Other reasons why the attempted revival of Concorde never happened relate to the fact that the narrow fuselage did not allow for "luxury" features of subsonic air travel such as moving space, reclining seats and overall comfort. In the words of The Guardian's Dave Hall, "Concorde was an outdated notion of prestige that left sheer speed the only luxury of supersonic travel."

Air France

Air France Concorde at Paris-Charles de Gaulle Airport

Air France Concorde in Auto & Technik Museum Sinsheim

Air France made its final commercial Concorde landing in the United States in New York City from Paris on 30 May 2003. Air France's final Concorde flight took place on 27 June 2003 when F-BVFC retired to Toulouse.

An auction of Concorde parts and memorabilia for Air France was held at Christie's in Paris on 15 November 2003; 1,300 people attended, and several lots exceeded their predicted values. French Concorde F-BVFC was retired to Toulouse and kept functional for a short time after the end of service, in case taxi runs were required in support of the French judicial enquiry into the 2000 crash. The aircraft is now fully retired and no longer functional.

French Concorde F-BTSD has been retired to the "Musée de l'Air" at Paris Le Bourget Airport near Paris; unlike the other museum Concordes, a few of the systems are being kept functional. For instance, the famous "droop nose" can still be lowered and raised. This led to rumours that they could be prepared for future flights for special occasions.

Air France Concorde on display at Steven F. Udvar Hazy Center

French Concorde F-BVFB is at the Auto & Technik Museum Sinsheim at Sinsheim, Germany, after its last flight from Paris to Baden-Baden, followed by a spectacular transport to Sinsheim via barge and road. The museum also has a Tupolev Tu-144 on display this is the only place where both supersonic airliners can be seen together.

In 1989, Air France signed a letter of agreement to donate a Concorde to the National Air and Space Museum in Washington D.C. upon the aircraft's retirement. On 12 June 2003, Air France honoured that agreement, donating Concorde F-BVFA (serial 205) to the Museum upon the completion of its last flight. This aircraft was the first Air France Concorde to open service to Rio de Janeiro, Washington, D.C., and New York and had flown 17,824 hours. It is on display at the Smithsonian's Steven F. Udvar Hazy Center at Dulles Airport.

British Airways

BA Concorde G-BOAB at London Heathrow Airport. This aircraft flew for 22,296 hours between its first flight in 1976 and its final flight in 2000, and has remained there ever since.

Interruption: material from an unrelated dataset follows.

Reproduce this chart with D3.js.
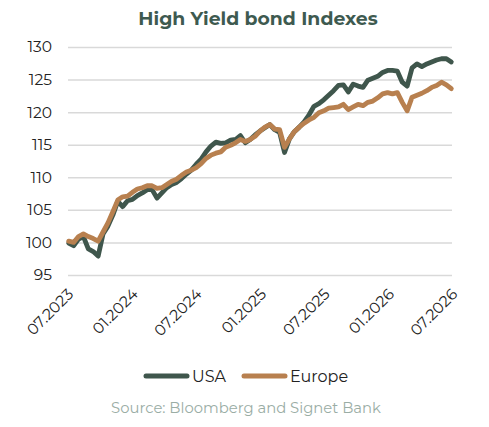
<!DOCTYPE html>
<html><head><meta charset="utf-8">
<script src="https://cdn.jsdelivr.net/npm/d3@7"></script>
<style>body{margin:0;background:#fff}svg{display:block}</style>
</head><body>
<svg id="c" width="489" height="427"></svg>
<script>
const dates = ["2023-07-03","2023-07-17","2023-07-31","2023-08-14","2023-08-28","2023-09-11","2023-09-25","2023-10-09","2023-10-23","2023-11-06","2023-11-20","2023-12-04","2023-12-18",
"2024-01-01","2024-01-15","2024-01-29","2024-02-12","2024-02-26","2024-03-11","2024-03-25","2024-04-08","2024-04-22","2024-05-06","2024-05-20","2024-06-03","2024-06-17","2024-07-01","2024-07-15","2024-07-29","2024-08-12","2024-08-26","2024-09-09","2024-09-23","2024-10-07","2024-10-21","2024-11-04","2024-11-18","2024-12-02","2024-12-16","2024-12-30",
"2025-01-13","2025-01-27","2025-02-10","2025-02-24","2025-03-10","2025-03-24","2025-04-07","2025-04-21","2025-05-05","2025-05-19","2025-06-02","2025-06-16","2025-06-30","2025-07-14","2025-07-28","2025-08-11","2025-08-25","2025-09-08","2025-09-22","2025-10-06","2025-10-20","2025-11-03","2025-11-17","2025-12-01","2025-12-15","2025-12-29",
"2026-01-12","2026-01-26","2026-02-09","2026-02-23","2026-03-09","2026-03-23","2026-04-06","2026-04-20","2026-05-04","2026-05-18","2026-06-01","2026-06-15","2026-06-29"];
const usa = [99.9,99.5,100.5,100.9,99.0,98.6,97.9,101.3,102.5,104.2,106.3,105.5,106.4,
106.6,107.2,107.6,108.1,108.1,106.8,107.6,108.4,108.9,109.2,109.8,110.5,111.1,112.0,112.8,113.9,114.8,115.4,115.2,115.3,115.7,115.8,116.4,115.3,115.8,116.5,117.1,
117.6,118.1,117.3,116.9,113.8,115.9,117.0,117.7,118.5,119.6,120.9,121.3,121.9,122.6,123.3,124.1,124.2,123.1,124.3,124.0,123.8,124.9,125.2,125.5,126.1,126.4,
126.4,126.3,124.6,124.0,126.8,127.4,127.0,127.4,127.7,128.0,128.2,128.2,127.7];
const europe = [100.2,100.0,100.9,101.3,100.9,100.6,100.2,101.6,103.0,104.7,106.5,107.0,107.1,
107.7,108.2,108.4,108.7,108.7,108.3,108.4,108.9,109.4,109.7,110.3,110.8,111.1,111.5,112.1,112.9,113.4,113.7,113.9,114.6,114.9,115.3,115.8,115.5,115.8,116.3,117.1,
117.7,118.1,117.4,117.3,114.6,115.9,117.0,117.7,118.3,118.8,119.2,119.9,120.2,120.6,120.7,120.8,121.2,120.4,120.8,121.2,121.0,121.5,121.7,122.2,122.8,123.0,
122.8,123.0,121.5,120.2,122.3,122.6,122.9,123.3,123.8,124.1,124.6,124.2,123.6];
const yTicks = [95,100,105,110,115,120,125,130];
const xTickLabels = ["07.2023","01.2024","07.2024","01.2025","07.2025","01.2026","07.2026"];
const xTickDates = ["2023-07-01","2024-01-01","2024-07-01","2025-01-01","2025-07-01","2026-01-01","2026-07-01"];
const seriesNames = ["USA","Europe"];
const colors = ["#3f564c","#b8804f"];

const FONT = "Montserrat, 'DejaVu Sans', sans-serif";
const svg = d3.select("#c");
const parse = d3.utcParse("%Y-%m-%d");
const L = 68, R = 452, T = 47, B = 275;
const x = d3.scaleUtc().domain([parse(xTickDates[0]), parse(xTickDates[xTickDates.length-1])]).range([L, R]);
const y = d3.scaleLinear().domain([95,130]).range([B, T]);

svg.append("text").attr("x", 258).attr("y", 25).attr("text-anchor","middle")
  .attr("font-family", FONT).attr("font-weight","bold").attr("font-size", 18.8)
  .attr("fill","#3e5a50").text("High Yield bond Indexes");

const yAxis = d3.axisLeft(y).tickValues(yTicks).tickSize(-(R-L)).tickFormat(d3.format("d"));
const gy = svg.append("g").attr("transform",`translate(${L},0)`).call(yAxis);
gy.select(".domain").remove();
gy.selectAll(".tick line").attr("stroke","#d9d9d9").attr("stroke-width",1.5);
gy.selectAll(".tick text").attr("x",-16).attr("font-family",FONT).attr("font-size",15.5).attr("fill","#222");

const xAxis = d3.axisBottom(x).tickValues(xTickDates.map(parse)).tickSize(0)
  .tickFormat((d,i)=>xTickLabels[i]);
const gx = svg.append("g").attr("transform",`translate(0,${B})`).call(xAxis);
gx.select(".domain").remove();
gx.selectAll(".tick text").attr("font-family",FONT).attr("font-size",15.5).attr("fill","#222")
  .attr("text-anchor","end").attr("dy",0).attr("y",0)
  .attr("transform","translate(6,20) rotate(-45)");

const data = [usa, europe];
const line = d3.line().x((d,i)=>x(parse(dates[i]))).y(d=>y(d)).curve(d3.curveLinear);
data.forEach((s,k)=>{
  svg.append("path").datum(s).attr("d", line).attr("fill","none")
    .attr("stroke", colors[k]).attr("stroke-width",4.8)
    .attr("stroke-linejoin","round").attr("stroke-linecap","round");
});

// legend
const lg = svg.append("g");
const legX = [146, 244];
seriesNames.forEach((n,k)=>{
  lg.append("line").attr("x1",legX[k]).attr("x2",legX[k]+41).attr("y1",376).attr("y2",376)
    .attr("stroke",colors[k]).attr("stroke-width",5).attr("stroke-linecap","round");
  lg.append("text").attr("x",legX[k]+46).attr("y",382).attr("font-family",FONT)
    .attr("font-size",16).attr("fill","#222").text(n);
});

svg.append("text").attr("x",246).attr("y",413).attr("text-anchor","middle")
  .attr("font-family",FONT).attr("font-size",14.8).attr("fill","#9aada5")
  .text("Source: Bloomberg and Signet Bank");
</script>
</body></html>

British Airways conducted a North American farewell tour in October 2003. G-BOAG visited Toronto Pearson International Airport on 1 October, after which it flew to New York's John F. Kennedy International Airport. G-BOAD visited Boston's Logan International Airport on 8 October, and G-BOAG visited Washington Dulles International Airport on 14 October.

In a week of farewell flights around the United Kingdom, Concorde visited Birmingham on 20 October, Belfast on 21 October, Manchester on 22 October, Cardiff on 23 October, and Edinburgh on 24 October. Each day the aircraft made a return flight out and back into Heathrow to the cities, often overflying them at low altitude. On 22 October, both Concorde flight BA9021C, a special from Manchester, and BA002 from New York landed simultaneously on both of Heathrow's runways. On 23 October 2003, the Queen consented to the illumination of Windsor Castle, an honour reserved for state events and visiting dignitaries, as Concorde's last west-bound commercial flight departed London.

British Airways retired its Concorde fleet on 24 October 2003. G-BOAG left New York to a fanfare similar to that given for Air France's F-BTSD, while two more made round trips, G-BOAF over the Bay of Biscay, carrying VIP guests including former Concorde pilots, and G-BOAE to Edinburgh. The three aircraft then circled over London, having received special permission to fly at low altitude, before landing in sequence at Heathrow. The captain of the New York to London flight was Mike Bannister. The final flight of a Concorde in the US occurred on 5 November 2003 when G-BOAG flew from New York's JFK Airport to Seattle's Boeing Field to join the Museum of Flight's permanent collection. The plane was piloted by Mike Bannister and Les Broadie, who claimed a flight time of three hours, 55 minutes and 12 seconds, a record between the two cities.The museum had been pursuing a Concorde for their collection since 1984. The final flight of a Concorde worldwide took place on 26 November 2003 with a landing at Filton, Bristol, UK.

All of BA's Concorde fleet have been grounded, drained of hydraulic fluid and their airworthiness certificates withdrawn. Jock Lowe, ex-chief Concorde pilot and manager of the fleet estimated in 2004 that it would cost £10–15 million to make G-BOAF airworthy again. BA maintain ownership and have stated that they will not fly again due to a lack of support from Airbus. On 1 December 2003, Bonhams held an auction of British Airways Concorde artefacts, including a nose cone, at Kensington Olympia in London. Proceeds of around £750,000 were raised, with the majority going to charity. G-BOAD is currently on display at the Intrepid Sea, Air & Space Museum in New York. In 2007, BA announced that the advertising spot at Heathrow where a 40% scale model of Concorde was located would not be retained; the model is now on display at the Brooklands Museum, in Surrey, England.